Authorities are looking to what happened last month at the G-20 meeting in London, when thousands of protesters took to the streets and clashed with some of the estimated 10,000 police assigned to the meeting.

British police received heavy criticism for their handling of the protests, including the practice of "kettling," or keeping large groups of people confined in one area for hours at a time.

The London protests, while centered around a meeting over economics, included a panoply of diverse groups. Some protested climate change, others human rights, still others poverty.

"They didn't have a unified message in London the way they have had in other places," said Colin Bradford, a senior fellow at the Brookings Institution and a proponent of the G-20.

Sometimes lost amid the video of masked protesters dodging police lines and navigating clouds of tear gas is the brew of political, economic and environmental objections that underlie those protests.

The common link among those groups is a shared sense of being locked out of the process.

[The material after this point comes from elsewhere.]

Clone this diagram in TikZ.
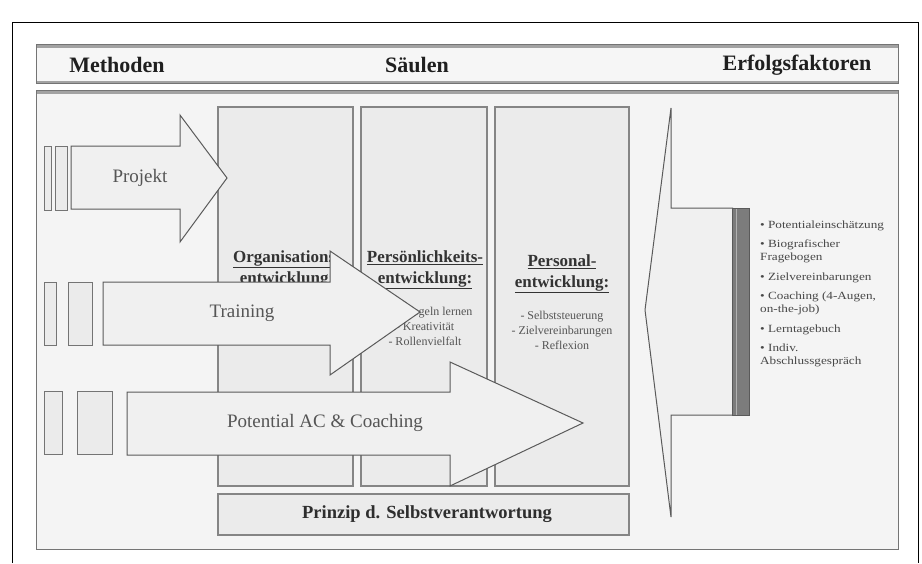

"It's hopelessly undemocratic," said Noam Chomsky, a renowned linguist, activist and anarchist author who has been a central figure in contemporary opposition to global corporations.

"The people that appear there have no accountability to the public except very indirect. It's unaccountable and they are not acting in the benefit of the public, nor would you expect them to be. They are acting on behalf of their constituency, which happens to be the rich sectors."

Mr. Chomsky said he turned down an invitation to speak at an anti-G-20 protest in Pittsburgh. He couldn't remember which group extended it, but that it was already offered suggests some opposition has begun coalescing.

Clearly, not everyone shares this sense of exclusion.

Laura E. Ellsworth, a partner at the Downtown law firm of Jones Day, which has offices in 11 of the G-20's countries, expects protests, but primarily because the attention focused on the meeting provides a stage.

"I think they make a fuss because they can, because it's a gathering that quite properly draws international attention," Ms. Ellsworth said.

She is skeptical of complaints about the G-20 being undemocratic.

"Government policy almost by definition is set by governments. In this country, that government is supposed to be representative of the voices of the people," she said.